Strict monotonicity of critical points in independent long-range percolation models
Stein Andreas Bethuelsen, Christian Mönch
TL;DR
This work addresses strict monotonicity of the critical value in independent long-range percolation under local perturbations of the connectivity function on transitive graphs. It replaces differential-inequality techniques with a stochastic domination framework built on a local exploration algorithm and a coupling that ties $G_J$, $G_{J'}$, and $G_{pJ}$. The authors prove that strong criticality coincides with standard criticality, and derive subcritical and supercritical behavior under downward and upward perturbations, including finite-susceptibility and exponential decay in the finitely supported case.

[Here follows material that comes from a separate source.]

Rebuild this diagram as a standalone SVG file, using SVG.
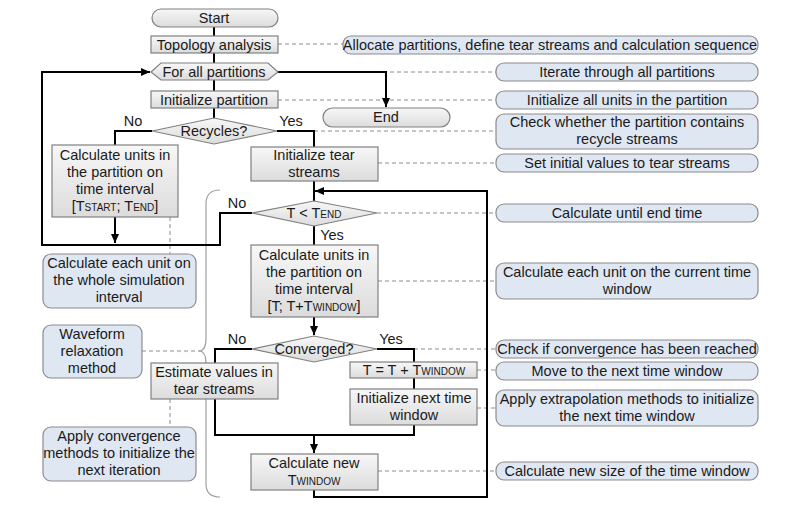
<svg xmlns="http://www.w3.org/2000/svg" width="800" height="505" viewBox="0 0 800 505">
<defs>
<linearGradient id="g" x1="0" y1="0" x2="0" y2="1"><stop offset="0" stop-color="#f7f7f7"/><stop offset="1" stop-color="#dcdcdc"/></linearGradient>
<marker id="a" markerWidth="10" markerHeight="10" refX="9" refY="5" orient="auto" markerUnits="userSpaceOnUse"><path d="M0,1 L9,5 L0,9 Z" fill="#000"/></marker>
<style>
.n{fill:url(#g);stroke:#808080;stroke-width:1.2}
.c{fill:#dfe7f3;stroke:#8c8c8c;stroke-width:1.2}
text{font-family:"Liberation Sans",Arial,sans-serif;font-size:14.5px;fill:#1a1a1a;text-anchor:middle}
.l{fill:none;stroke:#000;stroke-width:2}
.d{fill:none;stroke:#8c8c8c;stroke-width:1;stroke-dasharray:4,3}
.s{font-size:10px}
</style>
</defs>
<rect width="800" height="505" fill="#fff"/>
<g id="connectors">
<path class="d" d="M278,44H343 M278,72H496 M278,100H496 M314,131H496 M378,163H496 M377,213H496 M378,281H496 M414,349H496 M477,370H496 M477,408H496 M378,471H496 M170,217V254 M142,351H200 M170,399V427"/>
<path d="M220,190 Q206,190 206,204 V338 Q206,351 199,351 Q206,351 206,364 V484 Q206,497 220,497" fill="none" stroke="#a0a0a0" stroke-width="1.2"/>
<path class="l" d="M214,27V36 M214,53V63 M214,80V91 M214,108V118"/>
<path class="l" d="M278,72H386V107" marker-end="url(#a)"/>
<path class="l" d="M152,131H115V145 M277,131H314V147 M314,181V201"/>
<path class="l" d="M115,217V243" marker-end="url(#a)"/>
<path class="l" d="M252,213H220V245H42V72H150" marker-end="url(#a)"/>
<path class="l" d="M314,226V245"/>
<path class="l" d="M314,317V335" marker-end="url(#a)"/>
<path class="l" d="M252,349H215V435H414V349H377 M414,378V389"/>
<path class="l" d="M314,435V453" marker-end="url(#a)"/>
<path class="l" d="M314,490V497H487V191H315" marker-end="url(#a)"/>
</g>
<g id="start"><rect class="n" x="152" y="9" width="126" height="18" rx="9"/><text x="214" y="23">Start</text></g>
<g id="topology"><rect class="n" x="151" y="36" width="127" height="17"/><text x="214" y="50">Topology analysis</text></g>
<g id="forall"><path class="n" d="M151,72 L161,63 H268 L278,72 L268,80 H161 Z"/><text x="214" y="77">For all partitions</text></g>
<g id="initpart"><rect class="n" x="151" y="91" width="127" height="17"/><text x="214" y="105">Initialize partition</text></g>
<g id="end"><rect class="n" x="323" y="108" width="127" height="19" rx="9.5"/><text x="386" y="122">End</text></g>
<g id="recycles"><path class="n" d="M152,131 L214,118 L277,131 L214,144 Z"/><text x="214" y="136">Recycles?</text><text x="133" y="126">No</text><text x="291" y="126">Yes</text></g>
<g id="calcwhole"><rect class="n" x="52" y="145" width="126" height="72"/><text x="115" y="160">Calculate units in</text><text x="115" y="177">the partition on</text><text x="115" y="194">time interval</text><text x="115" y="211">[T<tspan class="s">START</tspan>; T<tspan class="s">END</tspan>]</text></g>
<g id="inittear"><rect class="n" x="251" y="147" width="127" height="34"/><text x="314" y="160">Initialize tear</text><text x="314" y="177">streams</text></g>
<g id="tlt"><path class="n" d="M252,213 L314,201 L377,213 L314,226 Z"/><text x="314" y="218">T &lt; T<tspan class="s">END</tspan></text><text x="237" y="208">No</text><text x="332" y="240">Yes</text></g>
<g id="calcwin"><rect class="n" x="251" y="245" width="127" height="72"/><text x="314" y="260">Calculate units in</text><text x="314" y="277">the partition on</text><text x="314" y="294">time interval</text><text x="314" y="311">[T; T+T<tspan class="s">WINDOW</tspan>]</text></g>
<g id="converged"><path class="n" d="M252,349 L314,336 L377,349 L314,362 Z"/><text x="314" y="354">Converged?</text><text x="237" y="344">No</text><text x="391" y="344">Yes</text></g>
<g id="estimate"><rect class="n" x="151" y="363" width="127" height="36"/><text x="214" y="377">Estimate values in</text><text x="214" y="394">tear streams</text></g>
<g id="tinc"><rect class="n" x="350" y="362" width="127" height="16"/><text x="414" y="375">T = T + T<tspan class="s">WINDOW</tspan></text></g>
<g id="initnext"><rect class="n" x="350" y="389" width="127" height="36"/><text x="414" y="403">Initialize next time</text><text x="414" y="420">window</text></g>
<g id="calcnew"><rect class="n" x="251" y="454" width="127" height="36"/><text x="314" y="468">Calculate new</text><text x="314" y="485">T<tspan class="s">WINDOW</tspan></text></g>
<g id="c1"><rect class="c" x="343" y="36" width="415" height="18" rx="8"/><text x="550" y="50">Allocate partitions, define tear streams and calculation sequence</text></g>
<g id="c2"><rect class="c" x="496" y="63" width="262" height="18" rx="8"/><text x="627" y="77">Iterate through all partitions</text></g>
<g id="c3"><rect class="c" x="496" y="91" width="262" height="18" rx="8"/><text x="627" y="105">Initialize all units in the partition</text></g>
<g id="c4"><rect class="c" x="496" y="114" width="262" height="35" rx="8"/><text x="627" y="127">Check whether the partition contains</text><text x="627" y="144">recycle streams</text></g>
<g id="c5"><rect class="c" x="496" y="154" width="262" height="18" rx="8"/><text x="627" y="168">Set initial values to tear streams</text></g>
<g id="c6"><rect class="c" x="496" y="204" width="262" height="18" rx="8"/><text x="627" y="218">Calculate until end time</text></g>
<g id="c7"><rect class="c" x="496" y="263" width="262" height="36" rx="8"/><text x="627" y="277">Calculate each unit on the current time</text><text x="627" y="294">window</text></g>
<g id="c8"><rect class="c" x="496" y="340" width="262" height="18" rx="8"/><text x="627" y="354">Check if convergence has been reached</text></g>
<g id="c9"><rect class="c" x="496" y="362" width="262" height="18" rx="8"/><text x="627" y="376">Move to the next time window</text></g>
<g id="c10"><rect class="c" x="496" y="390" width="262" height="36" rx="8"/><text x="627" y="404">Apply extrapolation methods to initialize</text><text x="627" y="421">the next time window</text></g>
<g id="c11"><rect class="c" x="496" y="462" width="262" height="18" rx="8"/><text x="627" y="476">Calculate new size of the time window</text></g>
<g id="c12"><rect class="c" x="43" y="254" width="153" height="54" rx="8"/><text x="119" y="268">Calculate each unit on</text><text x="119" y="285">the whole simulation</text><text x="119" y="302">interval</text></g>
<g id="c13"><rect class="c" x="43" y="325" width="99" height="53" rx="8"/><text x="92" y="339">Waveform</text><text x="92" y="356">relaxation</text><text x="92" y="373">method</text></g>
<g id="c14"><rect class="c" x="43" y="427" width="153" height="54" rx="8"/><text x="119" y="441">Apply convergence</text><text x="119" y="458">methods to initialize the</text><text x="119" y="475">next iteration</text></g>
</svg>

The results extend to directed/oriented percolation and to a broad class of transitive and beyond-transitive graphs, offering robust insights into how local edge perturbations affect global percolation thresholds.
Abstract
We consider independent long-range percolation models on locally finite vertex-transitive graphs. Using coupling ideas we prove strict monotonicity of the critical points with respect to local perturbations in the connection function, thereby improving upon previous results obtained via the classical essential enhancement method of Aizenman and Grimmett in several ways. In particular, our approach allows us to work under minimal assumptions, namely shift-invariance and summability of the connection function, and it applies to both undirected and directed bond percolation models.